REQUEST.
Don't copy the pictures; return every other part of the records exactly.

[Code that draws figures]

--- begin ---

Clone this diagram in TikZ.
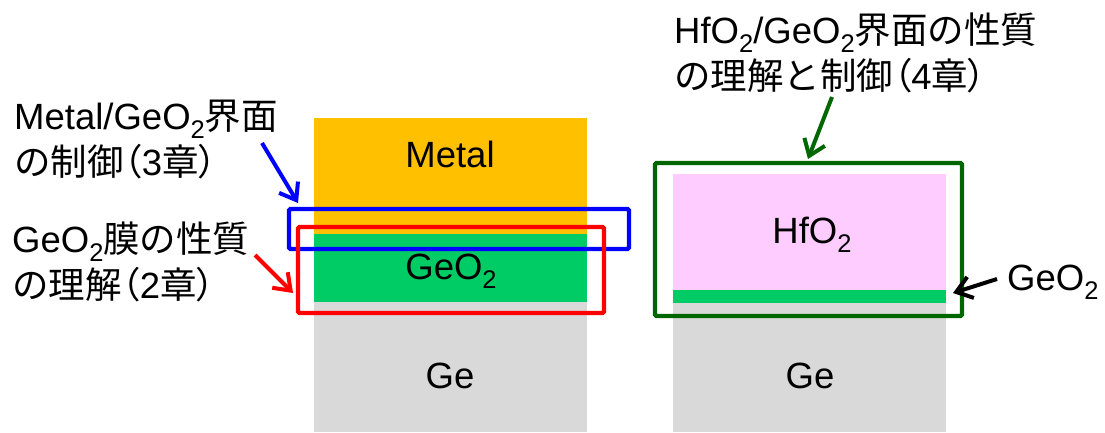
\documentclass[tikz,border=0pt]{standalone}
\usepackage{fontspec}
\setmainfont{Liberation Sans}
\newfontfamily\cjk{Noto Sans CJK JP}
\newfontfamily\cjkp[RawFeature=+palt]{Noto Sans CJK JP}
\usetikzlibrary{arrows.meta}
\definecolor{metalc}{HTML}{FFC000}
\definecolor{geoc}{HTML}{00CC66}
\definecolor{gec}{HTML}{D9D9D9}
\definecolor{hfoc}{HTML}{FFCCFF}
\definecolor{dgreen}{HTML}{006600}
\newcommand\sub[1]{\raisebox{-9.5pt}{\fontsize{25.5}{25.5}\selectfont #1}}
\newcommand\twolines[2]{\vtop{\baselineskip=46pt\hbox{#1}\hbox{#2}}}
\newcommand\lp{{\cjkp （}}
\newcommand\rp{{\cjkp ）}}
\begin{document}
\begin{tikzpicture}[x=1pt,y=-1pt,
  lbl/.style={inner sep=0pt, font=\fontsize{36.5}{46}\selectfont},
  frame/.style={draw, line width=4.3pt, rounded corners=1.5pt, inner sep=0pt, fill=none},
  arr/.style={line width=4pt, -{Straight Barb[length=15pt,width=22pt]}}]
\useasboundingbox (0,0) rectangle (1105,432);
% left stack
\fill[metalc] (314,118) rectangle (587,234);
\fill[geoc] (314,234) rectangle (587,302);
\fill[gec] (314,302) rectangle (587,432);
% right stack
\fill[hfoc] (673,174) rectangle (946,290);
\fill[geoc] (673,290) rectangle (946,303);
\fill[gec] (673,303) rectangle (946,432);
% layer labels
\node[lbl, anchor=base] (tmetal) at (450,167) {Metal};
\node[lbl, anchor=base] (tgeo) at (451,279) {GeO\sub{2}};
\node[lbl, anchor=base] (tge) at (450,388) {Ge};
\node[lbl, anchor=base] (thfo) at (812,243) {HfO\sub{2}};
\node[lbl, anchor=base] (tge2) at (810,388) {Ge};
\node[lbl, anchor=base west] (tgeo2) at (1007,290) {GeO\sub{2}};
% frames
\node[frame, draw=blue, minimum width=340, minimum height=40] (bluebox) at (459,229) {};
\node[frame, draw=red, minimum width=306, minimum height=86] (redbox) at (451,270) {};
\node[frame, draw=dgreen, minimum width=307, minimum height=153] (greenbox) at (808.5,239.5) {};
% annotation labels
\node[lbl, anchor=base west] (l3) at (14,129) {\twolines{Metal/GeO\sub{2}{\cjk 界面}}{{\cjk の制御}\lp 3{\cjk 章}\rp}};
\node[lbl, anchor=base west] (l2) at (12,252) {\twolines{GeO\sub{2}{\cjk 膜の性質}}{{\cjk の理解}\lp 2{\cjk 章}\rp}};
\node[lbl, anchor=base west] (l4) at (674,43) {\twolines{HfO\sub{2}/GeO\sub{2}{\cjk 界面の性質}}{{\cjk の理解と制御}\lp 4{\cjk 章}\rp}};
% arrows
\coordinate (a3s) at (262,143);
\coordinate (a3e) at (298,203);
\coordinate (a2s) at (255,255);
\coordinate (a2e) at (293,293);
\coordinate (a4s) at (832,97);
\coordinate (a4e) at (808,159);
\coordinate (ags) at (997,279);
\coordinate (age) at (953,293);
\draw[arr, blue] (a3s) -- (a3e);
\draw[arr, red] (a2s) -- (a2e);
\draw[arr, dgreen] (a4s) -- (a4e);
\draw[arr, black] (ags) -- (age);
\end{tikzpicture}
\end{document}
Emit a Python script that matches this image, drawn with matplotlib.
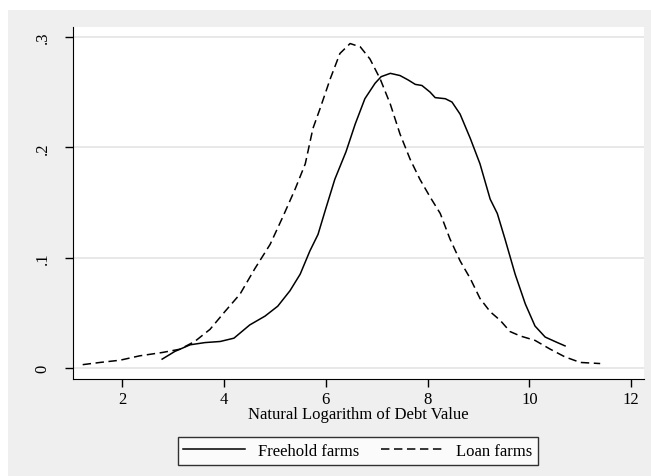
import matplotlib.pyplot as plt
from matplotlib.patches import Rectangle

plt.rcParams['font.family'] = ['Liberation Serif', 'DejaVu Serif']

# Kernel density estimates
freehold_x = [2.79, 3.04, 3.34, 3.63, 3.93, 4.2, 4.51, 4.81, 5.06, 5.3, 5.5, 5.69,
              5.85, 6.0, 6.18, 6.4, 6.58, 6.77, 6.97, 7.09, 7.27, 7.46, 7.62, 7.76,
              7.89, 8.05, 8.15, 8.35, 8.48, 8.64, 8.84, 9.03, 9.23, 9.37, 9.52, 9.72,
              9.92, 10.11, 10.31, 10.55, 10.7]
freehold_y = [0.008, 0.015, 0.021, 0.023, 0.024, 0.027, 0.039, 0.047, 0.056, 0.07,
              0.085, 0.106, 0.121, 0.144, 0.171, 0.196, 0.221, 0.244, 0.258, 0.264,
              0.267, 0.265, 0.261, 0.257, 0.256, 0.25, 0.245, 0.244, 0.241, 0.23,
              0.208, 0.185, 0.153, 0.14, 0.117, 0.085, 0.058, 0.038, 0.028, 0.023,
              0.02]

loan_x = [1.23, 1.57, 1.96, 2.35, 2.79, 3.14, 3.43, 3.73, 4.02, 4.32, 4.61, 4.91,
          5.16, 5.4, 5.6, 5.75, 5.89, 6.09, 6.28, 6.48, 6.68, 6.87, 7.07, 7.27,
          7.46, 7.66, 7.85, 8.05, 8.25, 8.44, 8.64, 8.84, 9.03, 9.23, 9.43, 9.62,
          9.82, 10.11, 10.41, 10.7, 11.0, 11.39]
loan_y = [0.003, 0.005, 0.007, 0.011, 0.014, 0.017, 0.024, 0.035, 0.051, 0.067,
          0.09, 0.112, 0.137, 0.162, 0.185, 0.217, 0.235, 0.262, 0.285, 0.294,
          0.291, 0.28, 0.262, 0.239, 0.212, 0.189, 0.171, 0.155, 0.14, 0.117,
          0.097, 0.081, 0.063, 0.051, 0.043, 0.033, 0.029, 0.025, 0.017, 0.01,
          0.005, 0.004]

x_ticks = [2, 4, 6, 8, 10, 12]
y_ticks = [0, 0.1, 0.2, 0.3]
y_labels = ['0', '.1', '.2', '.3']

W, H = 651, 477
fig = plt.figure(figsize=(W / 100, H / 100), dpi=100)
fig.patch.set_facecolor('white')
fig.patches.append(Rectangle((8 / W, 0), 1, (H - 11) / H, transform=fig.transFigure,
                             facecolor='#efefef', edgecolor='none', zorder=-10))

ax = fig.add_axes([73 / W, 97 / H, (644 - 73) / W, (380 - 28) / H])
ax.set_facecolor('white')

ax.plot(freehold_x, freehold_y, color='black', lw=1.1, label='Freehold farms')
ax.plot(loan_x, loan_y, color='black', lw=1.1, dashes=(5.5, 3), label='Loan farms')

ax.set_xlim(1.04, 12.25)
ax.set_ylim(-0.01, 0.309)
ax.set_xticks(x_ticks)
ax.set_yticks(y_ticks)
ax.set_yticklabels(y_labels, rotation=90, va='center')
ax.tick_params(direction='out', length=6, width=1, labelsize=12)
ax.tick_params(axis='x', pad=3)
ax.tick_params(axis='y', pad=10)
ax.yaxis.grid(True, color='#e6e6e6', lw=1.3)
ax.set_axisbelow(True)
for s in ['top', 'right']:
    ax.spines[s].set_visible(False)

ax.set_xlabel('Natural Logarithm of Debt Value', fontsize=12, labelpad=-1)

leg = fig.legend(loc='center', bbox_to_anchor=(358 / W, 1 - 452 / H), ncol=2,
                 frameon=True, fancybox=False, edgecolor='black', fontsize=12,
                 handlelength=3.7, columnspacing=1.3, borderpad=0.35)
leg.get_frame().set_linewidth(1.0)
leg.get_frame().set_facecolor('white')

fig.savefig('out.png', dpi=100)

--- end ---

ANSWER FOR THIS EXERCISE.
Clone this diagram in TikZ.
\documentclass[tikz,border=0pt]{standalone}
\usepackage{fontspec}
\setmainfont{Liberation Sans}
\newfontfamily\cjk{Noto Sans CJK JP}
\newfontfamily\cjkp[RawFeature=+palt]{Noto Sans CJK JP}
\usetikzlibrary{arrows.meta}
\definecolor{metalc}{HTML}{FFC000}
\definecolor{geoc}{HTML}{00CC66}
\definecolor{gec}{HTML}{D9D9D9}
\definecolor{hfoc}{HTML}{FFCCFF}
\definecolor{dgreen}{HTML}{006600}
\newcommand\sub[1]{\raisebox{-9.5pt}{\fontsize{25.5}{25.5}\selectfont #1}}
\newcommand\twolines[2]{\vtop{\baselineskip=46pt\hbox{#1}\hbox{#2}}}
\newcommand\lp{{\cjkp （}}
\newcommand\rp{{\cjkp ）}}
\begin{document}
\begin{tikzpicture}[x=1pt,y=-1pt,
  lbl/.style={inner sep=0pt, font=\fontsize{36.5}{46}\selectfont},
  frame/.style={draw, line width=4.3pt, rounded corners=1.5pt, inner sep=0pt, fill=none},
  arr/.style={line width=4pt, -{Straight Barb[length=15pt,width=22pt]}}]
\useasboundingbox (0,0) rectangle (1105,432);
% left stack
\fill[metalc] (314,118) rectangle (587,234);
\fill[geoc] (314,234) rectangle (587,302);
\fill[gec] (314,302) rectangle (587,432);
% right stack
\fill[hfoc] (673,174) rectangle (946,290);
\fill[geoc] (673,290) rectangle (946,303);
\fill[gec] (673,303) rectangle (946,432);
% layer labels
\node[lbl, anchor=base] (tmetal) at (450,167) {Metal};
\node[lbl, anchor=base] (tgeo) at (451,279) {GeO\sub{2}};
\node[lbl, anchor=base] (tge) at (450,388) {Ge};
\node[lbl, anchor=base] (thfo) at (812,243) {HfO\sub{2}};
\node[lbl, anchor=base] (tge2) at (810,388) {Ge};
\node[lbl, anchor=base west] (tgeo2) at (1007,290) {GeO\sub{2}};
% frames
\node[frame, draw=blue, minimum width=340, minimum height=40] (bluebox) at (459,229) {};
\node[frame, draw=red, minimum width=306, minimum height=86] (redbox) at (451,270) {};
\node[frame, draw=dgreen, minimum width=307, minimum height=153] (greenbox) at (808.5,239.5) {};
% annotation labels
\node[lbl, anchor=base west] (l3) at (14,129) {\twolines{Metal/GeO\sub{2}{\cjk 界面}}{{\cjk の制御}\lp 3{\cjk 章}\rp}};
\node[lbl, anchor=base west] (l2) at (12,252) {\twolines{GeO\sub{2}{\cjk 膜の性質}}{{\cjk の理解}\lp 2{\cjk 章}\rp}};
\node[lbl, anchor=base west] (l4) at (674,43) {\twolines{HfO\sub{2}/GeO\sub{2}{\cjk 界面の性質}}{{\cjk の理解と制御}\lp 4{\cjk 章}\rp}};
% arrows
\coordinate (a3s) at (262,143);
\coordinate (a3e) at (298,203);
\coordinate (a2s) at (255,255);
\coordinate (a2e) at (293,293);
\coordinate (a4s) at (832,97);
\coordinate (a4e) at (808,159);
\coordinate (ags) at (997,279);
\coordinate (age) at (953,293);
\draw[arr, blue] (a3s) -- (a3e);
\draw[arr, red] (a2s) -- (a2e);
\draw[arr, dgreen] (a4s) -- (a4e);
\draw[arr, black] (ags) -- (age);
\end{tikzpicture}
\end{document}
Emit a Python script that matches this image, drawn with matplotlib.
import matplotlib.pyplot as plt
from matplotlib.patches import Rectangle

plt.rcParams['font.family'] = ['Liberation Serif', 'DejaVu Serif']

# Kernel density estimates
freehold_x = [2.79, 3.04, 3.34, 3.63, 3.93, 4.2, 4.51, 4.81, 5.06, 5.3, 5.5, 5.69,
              5.85, 6.0, 6.18, 6.4, 6.58, 6.77, 6.97, 7.09, 7.27, 7.46, 7.62, 7.76,
              7.89, 8.05, 8.15, 8.35, 8.48, 8.64, 8.84, 9.03, 9.23, 9.37, 9.52, 9.72,
              9.92, 10.11, 10.31, 10.55, 10.7]
freehold_y = [0.008, 0.015, 0.021, 0.023, 0.024, 0.027, 0.039, 0.047, 0.056, 0.07,
              0.085, 0.106, 0.121, 0.144, 0.171, 0.196, 0.221, 0.244, 0.258, 0.264,
              0.267, 0.265, 0.261, 0.257, 0.256, 0.25, 0.245, 0.244, 0.241, 0.23,
              0.208, 0.185, 0.153, 0.14, 0.117, 0.085, 0.058, 0.038, 0.028, 0.023,
              0.02]

loan_x = [1.23, 1.57, 1.96, 2.35, 2.79, 3.14, 3.43, 3.73, 4.02, 4.32, 4.61, 4.91,
          5.16, 5.4, 5.6, 5.75, 5.89, 6.09, 6.28, 6.48, 6.68, 6.87, 7.07, 7.27,
          7.46, 7.66, 7.85, 8.05, 8.25, 8.44, 8.64, 8.84, 9.03, 9.23, 9.43, 9.62,
          9.82, 10.11, 10.41, 10.7, 11.0, 11.39]
loan_y = [0.003, 0.005, 0.007, 0.011, 0.014, 0.017, 0.024, 0.035, 0.051, 0.067,
          0.09, 0.112, 0.137, 0.162, 0.185, 0.217, 0.235, 0.262, 0.285, 0.294,
          0.291, 0.28, 0.262, 0.239, 0.212, 0.189, 0.171, 0.155, 0.14, 0.117,
          0.097, 0.081, 0.063, 0.051, 0.043, 0.033, 0.029, 0.025, 0.017, 0.01,
          0.005, 0.004]

x_ticks = [2, 4, 6, 8, 10, 12]
y_ticks = [0, 0.1, 0.2, 0.3]
y_labels = ['0', '.1', '.2', '.3']

W, H = 651, 477
fig = plt.figure(figsize=(W / 100, H / 100), dpi=100)
fig.patch.set_facecolor('white')
fig.patches.append(Rectangle((8 / W, 0), 1, (H - 11) / H, transform=fig.transFigure,
                             facecolor='#efefef', edgecolor='none', zorder=-10))

ax = fig.add_axes([73 / W, 97 / H, (644 - 73) / W, (380 - 28) / H])
ax.set_facecolor('white')

ax.plot(freehold_x, freehold_y, color='black', lw=1.1, label='Freehold farms')
ax.plot(loan_x, loan_y, color='black', lw=1.1, dashes=(5.5, 3), label='Loan farms')

ax.set_xlim(1.04, 12.25)
ax.set_ylim(-0.01, 0.309)
ax.set_xticks(x_ticks)
ax.set_yticks(y_ticks)
ax.set_yticklabels(y_labels, rotation=90, va='center')
ax.tick_params(direction='out', length=6, width=1, labelsize=12)
ax.tick_params(axis='x', pad=3)
ax.tick_params(axis='y', pad=10)
ax.yaxis.grid(True, color='#e6e6e6', lw=1.3)
ax.set_axisbelow(True)
for s in ['top', 'right']:
    ax.spines[s].set_visible(False)

ax.set_xlabel('Natural Logarithm of Debt Value', fontsize=12, labelpad=-1)

leg = fig.legend(loc='center', bbox_to_anchor=(358 / W, 1 - 452 / H), ncol=2,
                 frameon=True, fancybox=False, edgecolor='black', fontsize=12,
                 handlelength=3.7, columnspacing=1.3, borderpad=0.35)
leg.get_frame().set_linewidth(1.0)
leg.get_frame().set_facecolor('white')

fig.savefig('out.png', dpi=100)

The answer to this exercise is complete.